What is required: Your task is to retype, word for word, the lines from the start of the data through the line holding "ax.axhline(1.3, xmin=9 /". Do not include the pictures.

Raw data:

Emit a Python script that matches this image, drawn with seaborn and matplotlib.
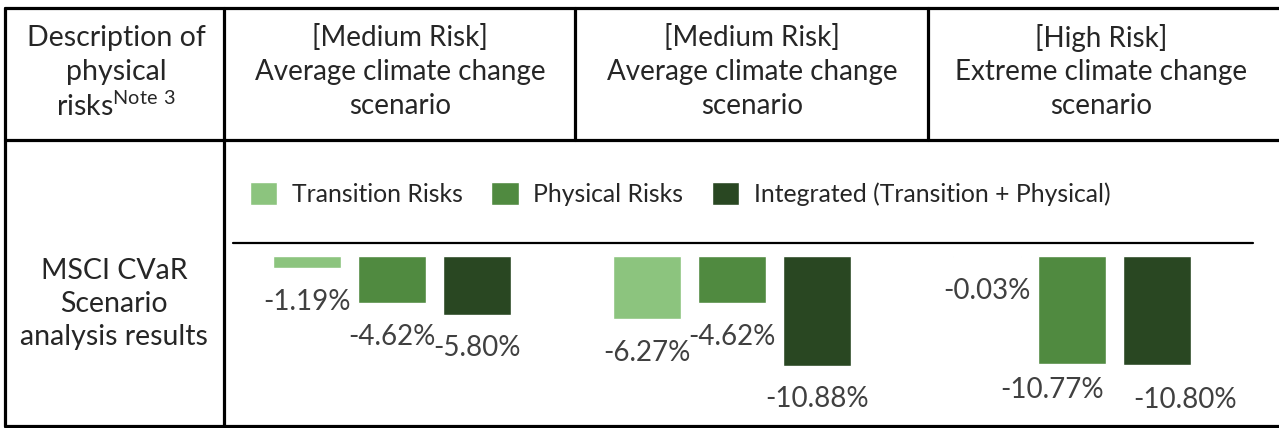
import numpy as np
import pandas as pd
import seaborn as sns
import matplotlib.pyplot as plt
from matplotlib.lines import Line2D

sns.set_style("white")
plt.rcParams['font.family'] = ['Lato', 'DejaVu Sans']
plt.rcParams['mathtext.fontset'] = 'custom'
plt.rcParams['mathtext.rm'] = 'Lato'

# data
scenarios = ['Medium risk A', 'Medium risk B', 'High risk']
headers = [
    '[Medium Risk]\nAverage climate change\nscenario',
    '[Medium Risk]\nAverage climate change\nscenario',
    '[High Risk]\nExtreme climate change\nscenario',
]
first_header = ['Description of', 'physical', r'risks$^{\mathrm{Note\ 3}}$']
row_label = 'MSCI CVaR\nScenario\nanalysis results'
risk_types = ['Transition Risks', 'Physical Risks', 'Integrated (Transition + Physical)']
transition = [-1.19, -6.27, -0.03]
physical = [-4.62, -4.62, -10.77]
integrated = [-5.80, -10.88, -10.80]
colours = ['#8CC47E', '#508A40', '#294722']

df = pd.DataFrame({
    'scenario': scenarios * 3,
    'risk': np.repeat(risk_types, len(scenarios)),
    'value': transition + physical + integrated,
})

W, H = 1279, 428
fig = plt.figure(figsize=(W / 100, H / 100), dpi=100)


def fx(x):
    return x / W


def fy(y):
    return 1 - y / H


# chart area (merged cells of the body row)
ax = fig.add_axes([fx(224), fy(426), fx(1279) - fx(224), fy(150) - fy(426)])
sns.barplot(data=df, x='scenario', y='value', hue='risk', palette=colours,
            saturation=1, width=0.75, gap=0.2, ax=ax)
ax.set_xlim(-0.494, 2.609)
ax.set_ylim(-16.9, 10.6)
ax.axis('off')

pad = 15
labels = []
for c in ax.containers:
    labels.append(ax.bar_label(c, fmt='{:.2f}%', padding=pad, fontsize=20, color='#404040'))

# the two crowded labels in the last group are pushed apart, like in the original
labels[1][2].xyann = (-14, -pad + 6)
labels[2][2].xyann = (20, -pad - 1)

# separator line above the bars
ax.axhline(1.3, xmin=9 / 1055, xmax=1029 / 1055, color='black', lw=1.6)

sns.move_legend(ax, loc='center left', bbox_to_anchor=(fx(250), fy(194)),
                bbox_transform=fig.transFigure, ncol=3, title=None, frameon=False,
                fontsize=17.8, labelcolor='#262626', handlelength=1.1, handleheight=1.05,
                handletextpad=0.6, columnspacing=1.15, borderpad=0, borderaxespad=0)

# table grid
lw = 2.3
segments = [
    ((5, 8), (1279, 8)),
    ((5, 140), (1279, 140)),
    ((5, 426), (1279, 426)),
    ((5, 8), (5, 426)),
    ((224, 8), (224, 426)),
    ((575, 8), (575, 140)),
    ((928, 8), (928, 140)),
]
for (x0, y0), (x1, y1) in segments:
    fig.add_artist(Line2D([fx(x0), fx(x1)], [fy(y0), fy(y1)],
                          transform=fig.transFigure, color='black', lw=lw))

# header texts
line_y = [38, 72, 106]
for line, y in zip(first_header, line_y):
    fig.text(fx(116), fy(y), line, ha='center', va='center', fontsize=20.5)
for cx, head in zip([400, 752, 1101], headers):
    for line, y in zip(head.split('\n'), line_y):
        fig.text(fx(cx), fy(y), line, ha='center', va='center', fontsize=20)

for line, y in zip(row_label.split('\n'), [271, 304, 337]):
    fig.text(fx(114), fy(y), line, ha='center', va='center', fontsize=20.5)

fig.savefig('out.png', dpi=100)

Worked answer:
Emit a Python script that matches this image, drawn with seaborn and matplotlib.
import numpy as np
import pandas as pd
import seaborn as sns
import matplotlib.pyplot as plt
from matplotlib.lines import Line2D

sns.set_style("white")
plt.rcParams['font.family'] = ['Lato', 'DejaVu Sans']
plt.rcParams['mathtext.fontset'] = 'custom'
plt.rcParams['mathtext.rm'] = 'Lato'

# data
scenarios = ['Medium risk A', 'Medium risk B', 'High risk']
headers = [
    '[Medium Risk]\nAverage climate change\nscenario',
    '[Medium Risk]\nAverage climate change\nscenario',
    '[High Risk]\nExtreme climate change\nscenario',
]
first_header = ['Description of', 'physical', r'risks$^{\mathrm{Note\ 3}}$']
row_label = 'MSCI CVaR\nScenario\nanalysis results'
risk_types = ['Transition Risks', 'Physical Risks', 'Integrated (Transition + Physical)']
transition = [-1.19, -6.27, -0.03]
physical = [-4.62, -4.62, -10.77]
integrated = [-5.80, -10.88, -10.80]
colours = ['#8CC47E', '#508A40', '#294722']

df = pd.DataFrame({
    'scenario': scenarios * 3,
    'risk': np.repeat(risk_types, len(scenarios)),
    'value': transition + physical + integrated,
})

W, H = 1279, 428
fig = plt.figure(figsize=(W / 100, H / 100), dpi=100)


def fx(x):
    return x / W


def fy(y):
    return 1 - y / H


# chart area (merged cells of the body row)
ax = fig.add_axes([fx(224), fy(426), fx(1279) - fx(224), fy(150) - fy(426)])
sns.barplot(data=df, x='scenario', y='value', hue='risk', palette=colours,
            saturation=1, width=0.75, gap=0.2, ax=ax)
ax.set_xlim(-0.494, 2.609)
ax.set_ylim(-16.9, 10.6)
ax.axis('off')

pad = 15
labels = []
for c in ax.containers:
    labels.append(ax.bar_label(c, fmt='{:.2f}%', padding=pad, fontsize=20, color='#404040'))

# the two crowded labels in the last group are pushed apart, like in the original
labels[1][2].xyann = (-14, -pad + 6)
labels[2][2].xyann = (20, -pad - 1)

# separator line above the bars
ax.axhline(1.3, xmin=9 / 1055, xmax=1029 / 1055, color='black', lw=1.6)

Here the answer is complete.